From Georgia's southern charm to California's golden beaches, the east and west coasts boast cultures of their own. But one particular culture -- one in the nation's public schools -- has proven to infiltrate school districts spanning Connecticut, Pennsylvania, California and more.

The uncovering of a cheating scandal that plagued Atlanta Public Schools this year unveiled a widespread and deeply embedded culture of cheating, fear, intimidation and retaliation among the district's educators. The teachers were afraid, reports showed, to be held accountable for students who performed poorly on standardized tests and subsequently be evaluated poorly, miss out on bonuses or contribute to their school and district's inability to receive funding for meeting or exceeding federal benchmarks.

But this culture of fear and the constant pressure on teachers to produce high-scoring students isn't unique to Atlanta -- it's driven educators across the country, including those in California, to take measures that falsely inflate standardized test scores.

"One teacher has personally confided in me that if her job was on the line, she indeed would cheat to get the higher test scores," a Los Angeles-area instructor told the Los Angeles Times. "The testing procedures haven't been secure over the past 10-plus years. Some of the 'most effective' teachers could be simply the 'most cunning.'"

School districts across the state are taking closer looks into allegations of dishonest testing practices among teachers, including prompting students during tests and later changing students' wrong answers to correct ones. In Atlanta, nearly 80 percent of the district's schools were named in the cheating scandal. In California, those accused come from 23 schools and 21 districts across the state, the LA Times reports, but the number of teachers who allegedly cheated is still small in relation to the state's 300,000 educators.

In Los Angeles, a science teacher at one of the country's top charter schools is accused of correcting answers on 148 of 604 student exams. Two other Los Angeles-area schools did not receive Academic Performance Index Scores this year because three teachers were accused of correcting answers or instructing students toward correct answers.

Educators in the state, and elsewhere, argue that while teachers face systemic pressure to produce students who do well on standardized tests, the same system doesn't provide or support them with resources that can help boost those scores.

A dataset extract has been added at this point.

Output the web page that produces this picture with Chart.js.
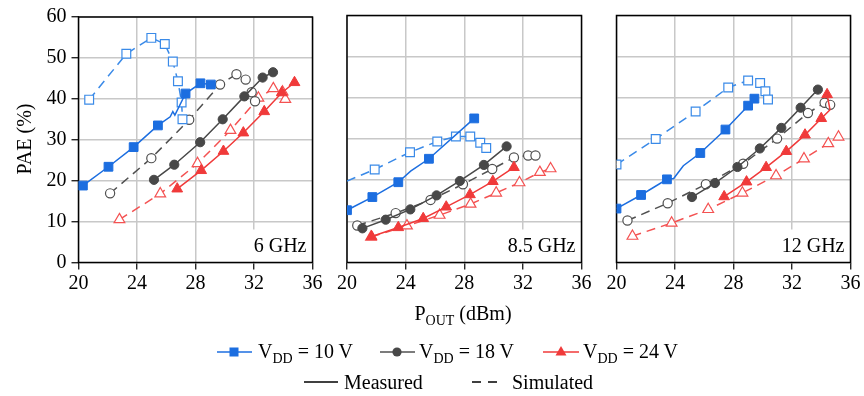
<!DOCTYPE html>
<html>
<head>
<meta charset="utf-8">
<script src="https://cdn.jsdelivr.net/npm/chart.js@4.4.1/dist/chart.umd.min.js"></script>
<style>
  html, body { margin: 0; padding: 0; background: #fff; }
  #wrap { position: relative; width: 864px; height: 396px; overflow: hidden; background: #fff; }
  canvas, svg { position: absolute; left: 0; top: 0; }
  svg text { font-family: "Liberation Serif", "Times New Roman", serif; fill: #000; }
</style>
</head>
<body>
<div id="wrap">
  <canvas id="c6" width="864" height="396"></canvas>
  <canvas id="c85" width="864" height="396"></canvas>
  <canvas id="c12" width="864" height="396"></canvas>
  <svg width="864" height="396" xmlns="http://www.w3.org/2000/svg">
    <!-- axis titles -->
    <text transform="translate(31,139) rotate(-90)" text-anchor="middle" font-size="20">PAE (%)</text>
    <text x="463" y="320" text-anchor="middle" font-size="20">P<tspan font-size="14" dy="5">OUT</tspan><tspan dy="-5"> (dBm)</tspan></text>

    <!-- legend, row 1: supply voltage -->
    <line x1="217" y1="352" x2="252" y2="352" stroke="rgb(28,110,224)" stroke-width="1.5"/>
    <rect x="229.5" y="347.5" width="9" height="9" fill="rgb(28,110,224)"/>
    <text x="258" y="358" font-size="20">V<tspan font-size="14" dy="5">DD</tspan><tspan dy="-5"> = 10 V</tspan></text>

    <line x1="380" y1="352" x2="415" y2="352" stroke="rgb(80,80,80)" stroke-width="1.5"/>
    <circle cx="397" cy="352" r="4.6" fill="rgb(72,72,72)"/>
    <text x="419" y="358" font-size="20">V<tspan font-size="14" dy="5">DD</tspan><tspan dy="-5"> = 18 V</tspan></text>

    <line x1="543" y1="352" x2="579" y2="352" stroke="rgb(240,58,58)" stroke-width="1.5"/>
    <polygon points="561,346 566.5,355.5 555.5,355.5" fill="rgb(240,58,58)"/>
    <text x="583" y="358" font-size="20">V<tspan font-size="14" dy="5">DD</tspan><tspan dy="-5"> = 24 V</tspan></text>

    <!-- legend, row 2: line style -->
    <line x1="304" y1="382" x2="338" y2="382" stroke="#000" stroke-width="1.5"/>
    <text x="344" y="389" font-size="20">Measured</text>
    <line x1="472" y1="382" x2="497" y2="382" stroke="#000" stroke-width="1.5" stroke-dasharray="9 7"/>
    <text x="512" y="389" font-size="20">Simulated</text>
  </svg>
</div>
<script>
// Axis ticks
const xTicks = [20, 24, 28, 32, 36];
const yTicks = [0, 10, 20, 30, 40, 50, 60];

// Panel labels
const panelLabels = ['6 GHz', '8.5 GHz', '12 GHz'];

// Series: [Pout (dBm), PAE (%)]; a third entry of 0 marks a vertex drawn without a marker
// 6 GHz
const f6_10V_meas = [[20.3,18.8],[22.05,23.4],[23.77,28.2],[25.43,33.5],[26.27,35.6,0],[26.45,36.9,0],[26.59,36.0,0],[27.32,41.3],[28.34,43.8],[29.05,43.5]];
const f6_10V_sim  = [[20.73,39.8],[23.27,51.0],[24.98,54.9],[25.9,53.4],[26.45,49.1],[26.8,44.3],[27.05,39.1],[27.11,35.0]];
const f6_18V_meas = [[25.16,20.2],[26.55,23.9],[28.32,29.4],[29.86,35.0],[31.34,40.6],[32.59,45.2],[33.3,46.5]];
const f6_18V_sim  = [[22.16,16.9],[24.98,25.5],[27.57,34.9],[29.68,43.5],[30.8,46.0],[31.43,44.7],[31.84,41.6],[32.07,39.4]];
const f6_24V_meas = [[26.75,18.0],[28.39,22.5],[29.91,27.2],[31.27,31.7],[32.7,36.9],[33.9,41.5],[34.77,44.0]];
const f6_24V_sim  = [[22.8,10.5],[25.59,16.8],[28.14,24.2],[30.39,32.3],[32.3,40.2],[33.32,42.5],[33.95,41.7],[34.14,39.9]];

// 8.5 GHz
const f85_10V_meas = [[20.0,12.7],[21.73,15.9],[23.5,19.5],[24.34,22.2,0],[25.59,25.2],[28.68,35.0]];
const f85_10V_sim  = [[20.0,19.8,0],[21.89,22.6],[24.3,26.8],[26.16,29.4],[27.43,30.6],[28.41,30.6],[29.09,29.1],[29.5,27.8]];
const f85_18V_meas = [[21.05,8.3],[22.64,10.4],[24.32,12.9],[26.11,16.3],[27.7,19.8],[29.34,23.7],[30.89,28.2]];
const f85_18V_sim  = [[20.7,9.0],[23.32,12.0],[25.7,15.2],[27.91,19.0],[29.91,22.7],[31.39,25.5],[32.36,26.0],[32.86,26.0]];
const f85_24V_meas = [[21.68,6.3],[23.5,8.5],[25.2,10.7],[26.77,13.5],[28.39,16.5],[29.95,19.7],[31.39,23.1]];
const f85_24V_sim  = [[21.64,6.2],[24.09,8.9],[26.32,11.5],[28.43,14.2],[30.18,16.9],[31.77,19.4],[33.16,21.9],[33.89,22.8]];

// 12 GHz
const f12_10V_meas = [[20.0,13.1],[21.68,16.4],[23.45,20.2],[23.91,20.4,0],[24.57,23.5,0],[25.73,26.6],[27.45,32.3],[29.0,38.1],[29.43,39.8]];
const f12_10V_sim  = [[20.0,23.8],[22.68,30.0],[25.41,36.7],[27.64,42.5],[29.0,44.2],[29.82,43.6],[30.18,41.6],[30.36,39.6]];
const f12_18V_meas = [[25.16,15.9],[26.73,19.3],[28.27,23.2],[29.8,27.7],[31.27,32.7],[32.59,37.6],[33.77,42.0]];
const f12_18V_sim  = [[20.75,10.2],[23.5,14.4],[26.11,19.0],[28.66,24.0],[30.98,30.1],[33.09,36.3],[34.23,38.8],[34.61,38.3]];
const f12_24V_meas = [[27.36,16.0],[28.89,19.6],[30.23,23.1],[31.61,27.0],[32.89,31.0],[34.0,35.0],[34.6,37.1,0],[34.4,40.8]];
const f12_24V_sim  = [[21.09,6.4],[23.77,9.6],[26.27,12.9],[28.61,16.9],[30.91,21.1],[32.82,25.2],[34.48,28.9],[35.18,30.5]];

// Styling
const BLUE = 'rgb(28,110,224)', BLUE_L = 'rgb(58,138,232)';
const GRAY = 'rgb(72,72,72)',   GRAY_L = 'rgb(80,80,80)';
const RED  = 'rgb(240,58,58)',  RED_L  = 'rgb(244,82,82)';
const GRID = 'rgb(200,200,200)';
const FONT = { family: '"Liberation Serif", "Times New Roman", serif', size: 20 };

const TOP = 15.5, BOTTOM = 262.5, XH = 40;
const panels = [
  { id: 'c6',  left: 78.5, right: 312.5 },
  { id: 'c85', left: 347,  right: 581.5 },
  { id: 'c12', left: 616.5, right: 850.5 }
];

function series(points, color, shape, radius, measured) {
  return {
    data: points.map(p => ({ x: p[0], y: p[1] })),
    showLine: true,
    borderColor: color,
    backgroundColor: measured ? color : '#fff',
    borderWidth: 1.5,
    borderDash: measured ? [] : [9, 6],
    tension: 0,
    pointStyle: shape,
    pointRadius: points.map(p => (p.length > 2 ? 0 : radius)),
    pointBackgroundColor: measured ? color : '#fff',
    pointBorderColor: color,
    pointBorderWidth: measured ? 1 : 1.2
  };
}

function panelSets(m10, s10, m18, s18, m24, s24) {
  return [
    series(m10, BLUE, 'rect', 6.2, true),
    series(m18, GRAY, 'circle', 4.6, true),
    series(m24, RED, 'triangle', 6.2, true),
    series(s10, BLUE_L, 'rect', 6.2, false),
    series(s18, GRAY_L, 'circle', 4.6, false),
    series(s24, RED_L, 'triangle', 6.2, false)
  ];
}

// Black frame round the plot area plus the frequency label in the lower right corner
const panelDeco = {
  id: 'panelDeco',
  beforeDatasetsDraw(chart, args, opts) {
    const a = chart.chartArea, ctx = chart.ctx;
    ctx.save();
    ctx.font = '20px "Liberation Serif", "Times New Roman", serif';
    const w = ctx.measureText(opts.label).width;
    ctx.fillStyle = '#fff';
    ctx.fillRect(a.right - w - 11, a.bottom - 33, w + 10, 32);
    ctx.fillStyle = '#000';
    ctx.textAlign = 'right';
    ctx.textBaseline = 'alphabetic';
    ctx.fillText(opts.label, a.right - 6, a.bottom - 11);
    ctx.strokeStyle = '#000';
    ctx.lineWidth = 1.5;
    ctx.strokeRect(a.left, a.top, a.right - a.left, a.bottom - a.top);
    ctx.restore();
  }
};

function makeChart(p, sets, label, showY) {
  return new Chart(document.getElementById(p.id), {
    type: 'scatter',
    data: { datasets: sets },
    options: {
      responsive: false,
      animation: false,
      events: [],
      layout: { padding: { left: showY ? 0 : p.left, right: 864 - p.right, top: TOP, bottom: 396 - BOTTOM - XH } },
      plugins: { legend: { display: false }, tooltip: { enabled: false }, panelDeco: { label } },
      scales: {
        x: {
          type: 'linear', min: 20, max: 36,
          afterBuildTicks: s => { s.ticks = xTicks.map(v => ({ value: v })); },
          ticks: { font: FONT, color: '#000', padding: 2, maxRotation: 0, autoSkip: false },
          grid: { color: GRID, lineWidth: 1.5, tickLength: 7, tickColor: '#000', tickWidth: 1.2 },
          border: { display: false },
          afterFit: s => { s.height = XH; }
        },
        y: {
          type: 'linear', min: 0, max: 60,
          afterBuildTicks: s => { s.ticks = yTicks.map(v => ({ value: v })); },
          ticks: { display: showY, font: FONT, color: '#000', padding: 5 },
          grid: { color: GRID, lineWidth: 1.5, drawTicks: showY, tickLength: 7, tickColor: '#000', tickWidth: 1.2 },
          border: { display: false },
          afterFit: s => { s.width = showY ? p.left : 0; }
        }
      }
    },
    plugins: [panelDeco]
  });
}

makeChart(panels[0], panelSets(f6_10V_meas, f6_10V_sim, f6_18V_meas, f6_18V_sim, f6_24V_meas, f6_24V_sim), panelLabels[0], true);
makeChart(panels[1], panelSets(f85_10V_meas, f85_10V_sim, f85_18V_meas, f85_18V_sim, f85_24V_meas, f85_24V_sim), panelLabels[1], false);
makeChart(panels[2], panelSets(f12_10V_meas, f12_10V_sim, f12_18V_meas, f12_18V_sim, f12_24V_meas, f12_24V_sim), panelLabels[2], false);
</script>
</body>
</html>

And while school officials look to crack down on instances of cheating to diminish the culture that has permeated districts across the country, California faces a resource shortage of its own. Monitoring test score data and analyzing erasures on answer sheets is a costly operation. The California Department of Education would regularly monitor both -- until the forensic team lost $105,000 in funding in 2009, according to a California Watch report.

Now, the state relies on local districts to voluntarily report instances of cheating, which isn't enough to expose a systemic issue like that in Atlanta. And parents are worried.

According to the LA Times, area parent James Zucker said at a school district meeting, "There is a risk right now that we are going to lose everything."